The poll reveals sharply differing reactions to the issue within the general public according to political orientation. Most Democrats (70%) say they would favor a law that facilitates union organizing, while a majority of Republicans (60%) say they would oppose it. Independents lean in favor of such a law, 52% vs. 41%.
Coincidentally, I'm in the midst of reading Thomas Geoghegan's incisive article in the current Harper's (available only with subscription) wherein he opines that three factors put the US into its current financial mess.

First, union busting became pretty much SOP as, second, corporations were allowed to "cancel existing contracts virtually at will." Finally, "we dismantled the most ancient of human laws, the law against usury." (Thank you, Ronald Reagan.)

With these factors in place,
the financial sector bloats up ... When banks get 25 to 30 percent on credit cards ... capital flees from honest pursuits, like auto manufacturing.
I have to admit that I'm a little distrustful of Congress's attempt to revive unions, believing as I do that our legislative oligarchs—Republican or Democrat—really don't want to strengthen the middle class.

Be that as it may, it's possible that EFCA may address at least one of the concerns that Geoghegan raises.

1 Comments:

Anonymous Anonymous said...

Whatever one thinks of unions in general, no honest, in-context discussion of EFCA can be undertaken without a realization that it is, at its core, a natural response to the present state of labor-management relations. It is not some out-of-the-blue construct of self-interested unions, as the forces of Big Business would have us believe. The hand-wringing and gnashing of teeth presently going on among those on the right conveniently ignores the deterioration of standards of living, as outlined in this post by Monocle/Geoghegan, that spawned EFCA.

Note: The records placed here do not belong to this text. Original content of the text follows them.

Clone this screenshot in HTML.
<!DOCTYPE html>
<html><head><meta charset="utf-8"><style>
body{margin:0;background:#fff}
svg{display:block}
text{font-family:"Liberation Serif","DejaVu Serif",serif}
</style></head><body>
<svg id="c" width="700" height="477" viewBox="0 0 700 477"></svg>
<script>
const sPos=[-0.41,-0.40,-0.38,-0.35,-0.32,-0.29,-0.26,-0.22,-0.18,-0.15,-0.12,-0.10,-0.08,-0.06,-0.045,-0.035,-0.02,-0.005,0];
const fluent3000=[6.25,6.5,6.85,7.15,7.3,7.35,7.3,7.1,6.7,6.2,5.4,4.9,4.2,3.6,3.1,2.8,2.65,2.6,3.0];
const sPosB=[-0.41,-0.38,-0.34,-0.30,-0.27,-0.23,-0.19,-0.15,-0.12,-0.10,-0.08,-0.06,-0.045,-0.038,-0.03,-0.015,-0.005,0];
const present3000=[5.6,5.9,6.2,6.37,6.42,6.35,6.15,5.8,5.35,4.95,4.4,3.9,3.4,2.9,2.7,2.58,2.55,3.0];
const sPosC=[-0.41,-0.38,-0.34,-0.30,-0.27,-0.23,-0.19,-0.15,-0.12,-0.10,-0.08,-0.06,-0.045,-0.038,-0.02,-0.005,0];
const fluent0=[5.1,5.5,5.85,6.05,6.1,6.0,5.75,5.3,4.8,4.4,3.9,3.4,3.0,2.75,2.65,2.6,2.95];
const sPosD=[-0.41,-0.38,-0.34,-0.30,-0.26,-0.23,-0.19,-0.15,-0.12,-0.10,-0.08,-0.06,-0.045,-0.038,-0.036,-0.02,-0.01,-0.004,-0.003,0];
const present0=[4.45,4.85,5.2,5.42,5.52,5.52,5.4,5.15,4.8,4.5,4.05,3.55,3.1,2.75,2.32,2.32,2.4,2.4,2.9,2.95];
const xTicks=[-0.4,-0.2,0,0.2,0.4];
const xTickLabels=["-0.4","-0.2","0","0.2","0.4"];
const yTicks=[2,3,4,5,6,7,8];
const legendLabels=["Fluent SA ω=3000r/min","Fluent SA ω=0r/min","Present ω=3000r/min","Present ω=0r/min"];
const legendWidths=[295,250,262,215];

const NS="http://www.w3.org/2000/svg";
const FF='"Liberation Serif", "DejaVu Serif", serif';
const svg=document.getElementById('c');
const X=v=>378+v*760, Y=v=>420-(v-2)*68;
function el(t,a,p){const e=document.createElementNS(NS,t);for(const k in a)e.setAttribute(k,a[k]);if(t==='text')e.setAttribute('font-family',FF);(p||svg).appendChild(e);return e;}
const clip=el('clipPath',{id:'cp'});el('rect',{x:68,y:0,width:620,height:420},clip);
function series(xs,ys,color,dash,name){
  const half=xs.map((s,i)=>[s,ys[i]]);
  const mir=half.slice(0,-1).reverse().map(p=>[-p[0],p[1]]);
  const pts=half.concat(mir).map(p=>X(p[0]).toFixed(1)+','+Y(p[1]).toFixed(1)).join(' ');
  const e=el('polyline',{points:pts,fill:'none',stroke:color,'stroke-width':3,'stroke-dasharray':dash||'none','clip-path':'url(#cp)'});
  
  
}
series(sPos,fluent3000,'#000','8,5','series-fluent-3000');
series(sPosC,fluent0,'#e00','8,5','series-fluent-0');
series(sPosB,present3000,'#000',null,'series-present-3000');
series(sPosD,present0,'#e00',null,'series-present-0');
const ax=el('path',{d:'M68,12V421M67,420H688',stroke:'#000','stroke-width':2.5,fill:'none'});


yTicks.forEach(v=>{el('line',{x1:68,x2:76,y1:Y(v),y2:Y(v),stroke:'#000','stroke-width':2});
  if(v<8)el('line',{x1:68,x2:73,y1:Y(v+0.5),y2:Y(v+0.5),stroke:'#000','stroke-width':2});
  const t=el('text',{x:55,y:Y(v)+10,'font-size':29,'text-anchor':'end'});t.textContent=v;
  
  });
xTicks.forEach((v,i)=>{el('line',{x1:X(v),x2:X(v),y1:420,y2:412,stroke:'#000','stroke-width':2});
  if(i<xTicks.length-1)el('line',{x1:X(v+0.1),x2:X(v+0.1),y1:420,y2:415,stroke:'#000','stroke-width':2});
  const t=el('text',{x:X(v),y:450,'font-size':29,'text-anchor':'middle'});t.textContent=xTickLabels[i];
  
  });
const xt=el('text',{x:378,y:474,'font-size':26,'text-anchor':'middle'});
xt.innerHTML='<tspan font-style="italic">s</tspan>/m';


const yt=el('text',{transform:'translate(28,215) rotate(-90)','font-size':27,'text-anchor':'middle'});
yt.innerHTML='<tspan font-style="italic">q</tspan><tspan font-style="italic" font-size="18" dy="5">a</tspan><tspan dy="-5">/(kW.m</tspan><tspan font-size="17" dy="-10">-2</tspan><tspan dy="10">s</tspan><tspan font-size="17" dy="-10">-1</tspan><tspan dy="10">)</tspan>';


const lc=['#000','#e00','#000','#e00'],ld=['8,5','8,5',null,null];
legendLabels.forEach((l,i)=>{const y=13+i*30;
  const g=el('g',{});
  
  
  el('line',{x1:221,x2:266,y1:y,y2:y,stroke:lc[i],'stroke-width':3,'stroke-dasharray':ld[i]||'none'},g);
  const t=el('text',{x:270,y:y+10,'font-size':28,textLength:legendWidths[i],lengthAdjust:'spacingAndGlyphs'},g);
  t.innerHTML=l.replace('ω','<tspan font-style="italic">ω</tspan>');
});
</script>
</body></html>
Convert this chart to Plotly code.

I am endlessly amazed by those who reflexively, relentlessly genuflect at the altar of free markets while also bashing unions. The labor movement is as organic to free-market capitalism as notions of supply and demand are. In the absence of overreaching and exploitative management, there is no interest in collective labor action. More simply put, happy, respectfully treated and fairly compensated workers have no need for unions.

So it is with EFCA. Does it go too far? Maybe. But make no mistake – it goes in a direction that free-market forces have driven it over decades of incremental abuses of labor. And I, for one, say “amen.”